* TASK BRIEF:
From the listing that follows, output everything exactly except the pictures.

* RECORDED DATA:
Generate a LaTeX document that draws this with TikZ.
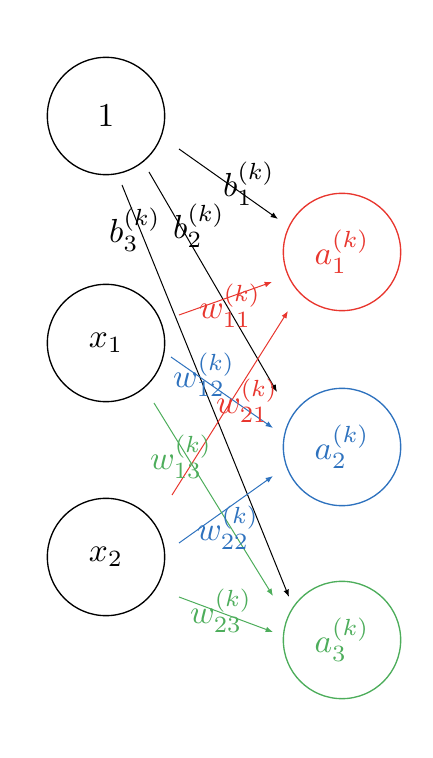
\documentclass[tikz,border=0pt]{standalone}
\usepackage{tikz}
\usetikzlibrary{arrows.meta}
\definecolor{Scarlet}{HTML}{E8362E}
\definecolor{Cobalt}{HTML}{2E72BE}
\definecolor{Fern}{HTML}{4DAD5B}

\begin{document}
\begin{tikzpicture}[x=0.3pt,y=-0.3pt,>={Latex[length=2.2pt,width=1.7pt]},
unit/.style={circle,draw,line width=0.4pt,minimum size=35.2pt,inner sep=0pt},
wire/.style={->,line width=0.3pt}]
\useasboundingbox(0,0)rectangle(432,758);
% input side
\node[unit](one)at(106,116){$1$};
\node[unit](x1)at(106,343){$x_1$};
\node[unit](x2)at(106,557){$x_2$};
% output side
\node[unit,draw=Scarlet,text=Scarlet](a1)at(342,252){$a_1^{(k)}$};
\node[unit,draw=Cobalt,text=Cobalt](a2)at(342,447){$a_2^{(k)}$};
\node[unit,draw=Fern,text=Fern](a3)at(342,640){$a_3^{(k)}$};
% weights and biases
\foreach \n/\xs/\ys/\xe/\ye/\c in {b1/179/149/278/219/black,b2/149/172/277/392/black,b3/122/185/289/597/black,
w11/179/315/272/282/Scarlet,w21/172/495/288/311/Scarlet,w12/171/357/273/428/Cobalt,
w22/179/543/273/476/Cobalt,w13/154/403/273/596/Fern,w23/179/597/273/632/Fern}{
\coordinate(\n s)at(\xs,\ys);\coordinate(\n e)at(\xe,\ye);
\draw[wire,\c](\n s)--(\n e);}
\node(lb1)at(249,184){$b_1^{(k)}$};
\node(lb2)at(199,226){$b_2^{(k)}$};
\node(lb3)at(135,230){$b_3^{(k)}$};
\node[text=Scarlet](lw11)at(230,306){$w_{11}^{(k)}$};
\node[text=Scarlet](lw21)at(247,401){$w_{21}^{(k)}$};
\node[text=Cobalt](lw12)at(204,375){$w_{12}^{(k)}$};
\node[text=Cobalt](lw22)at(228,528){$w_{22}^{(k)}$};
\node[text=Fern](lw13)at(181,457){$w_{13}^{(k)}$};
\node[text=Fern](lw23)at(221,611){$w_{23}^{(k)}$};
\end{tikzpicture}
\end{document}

* TASK ANSWER:
Generate a LaTeX document that draws this with TikZ.
\documentclass[tikz,border=0pt]{standalone}
\usepackage{tikz}
\usetikzlibrary{arrows.meta}
\definecolor{Scarlet}{HTML}{E8362E}
\definecolor{Cobalt}{HTML}{2E72BE}
\definecolor{Fern}{HTML}{4DAD5B}

\begin{document}
\begin{tikzpicture}[x=0.3pt,y=-0.3pt,>={Latex[length=2.2pt,width=1.7pt]},
unit/.style={circle,draw,line width=0.4pt,minimum size=35.2pt,inner sep=0pt},
wire/.style={->,line width=0.3pt}]
\useasboundingbox(0,0)rectangle(432,758);
% input side
\node[unit](one)at(106,116){$1$};
\node[unit](x1)at(106,343){$x_1$};
\node[unit](x2)at(106,557){$x_2$};
% output side
\node[unit,draw=Scarlet,text=Scarlet](a1)at(342,252){$a_1^{(k)}$};
\node[unit,draw=Cobalt,text=Cobalt](a2)at(342,447){$a_2^{(k)}$};
\node[unit,draw=Fern,text=Fern](a3)at(342,640){$a_3^{(k)}$};
% weights and biases
\foreach \n/\xs/\ys/\xe/\ye/\c in {b1/179/149/278/219/black,b2/149/172/277/392/black,b3/122/185/289/597/black,
w11/179/315/272/282/Scarlet,w21/172/495/288/311/Scarlet,w12/171/357/273/428/Cobalt,
w22/179/543/273/476/Cobalt,w13/154/403/273/596/Fern,w23/179/597/273/632/Fern}{
\coordinate(\n s)at(\xs,\ys);\coordinate(\n e)at(\xe,\ye);
\draw[wire,\c](\n s)--(\n e);}
\node(lb1)at(249,184){$b_1^{(k)}$};
\node(lb2)at(199,226){$b_2^{(k)}$};
\node(lb3)at(135,230){$b_3^{(k)}$};
\node[text=Scarlet](lw11)at(230,306){$w_{11}^{(k)}$};
\node[text=Scarlet](lw21)at(247,401){$w_{21}^{(k)}$};
\node[text=Cobalt](lw12)at(204,375){$w_{12}^{(k)}$};
\node[text=Cobalt](lw22)at(228,528){$w_{22}^{(k)}$};
\node[text=Fern](lw13)at(181,457){$w_{13}^{(k)}$};
\node[text=Fern](lw23)at(221,611){$w_{23}^{(k)}$};
\end{tikzpicture}
\end{document}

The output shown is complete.